Dubbi, cavilli, ma soprattutto «pressioni» per evitare il voto. La novità degli ultimi giorni, scrive Geremicca, è che «il responso rischia di essere assai meno scontato di quel che sembrava alcune settimane fa. Nei corridoi della Corte tira infatti un'arietta che, al momento, non lascia ipotizzare né un percorso tutto in discesa, né una facile unanimità».

Quel solito criterio di «immediata applicabilità della norma» così come uscirebbe dal referendum, che la Corte si è di sana pianta inventata per aumentare la propria discrezionalità nei giudizi di ammissibilità, lascia di fatto alla Corte lo spazio per una decisione politicissima: sono in gioco la sorte del Governo, della legislatura, la sopravvivenza dei piccoli partiti, l'assetto dell'intero sistema politico.

«Di scontato c'è poco o nulla», conclude Geremicca. Di certo c'è solo il «diluvio di pressioni».

Per Prodi, referendum o legge elettorale veltroniana, poco cambia: l'orizzonte è la caduta. Ma se per caso la Consulta bloccasse almeno uno dei quesiti referendari, quello che assegna il premio di maggioranza, allora al tavolo di discussione sulla legge elettorale Veltroni e Berlusconi si troverebbero con la pistola scarica. E a quel punto, se una nuova legge elettorale dovesse essere approvata, di certo i piccoli partiti riuscirebbero a strapparne una conveniente e il governo sarebbe salvo.

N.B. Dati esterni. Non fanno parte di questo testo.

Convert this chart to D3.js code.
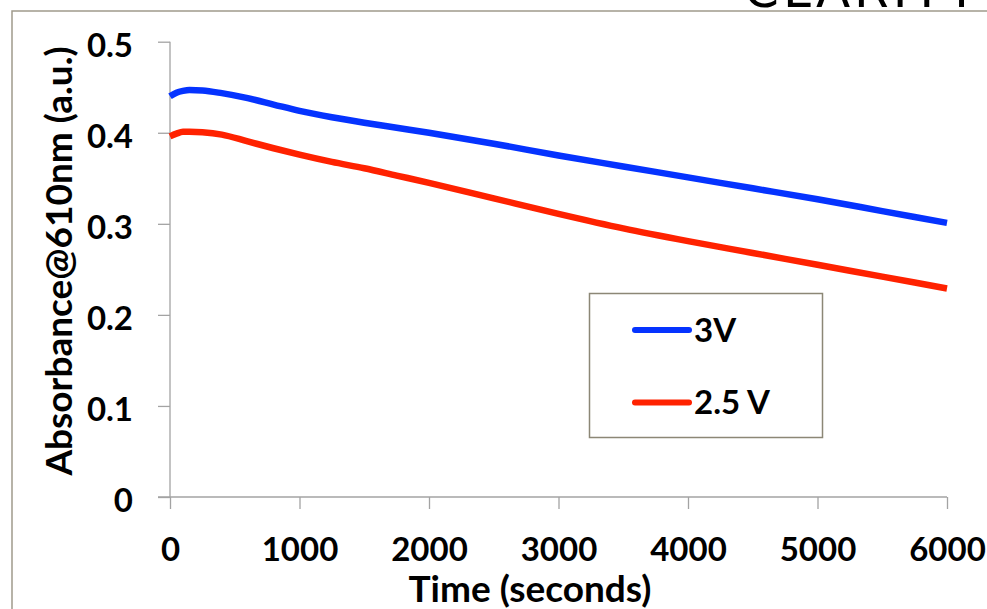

Il vertice di maggioranza sulla legge elettorale è guarda caso fissato al 10 gennaio, presumibilmente circa cinque giorni prima della decisione della Corte. Cosicché fino a quella data la pistola carica puntata sulla tempia sembrano averla Veltroni e Berlusconi, che non potranno usare fino in fondo il ricatto referendario. A quel vertice rischia di essere deciso il responso della Corte, o per lo meno qualcuno capirà quante e quali pressioni esercitare.

2 comments:

Anonymous said...

e questo significa che dal pantano non solo non si esce, ma ci si continuerà ad affondare sempre di più.
d'altronde casini si è sposato a siena non a caso.

Anonymous said...

in una qualsiasi delle regioni rosse, se non si è rossi, conviene assai di più essere dell'udc piuttosto che berlusconiano. si ha un potere contrattuale decisamente maggiore.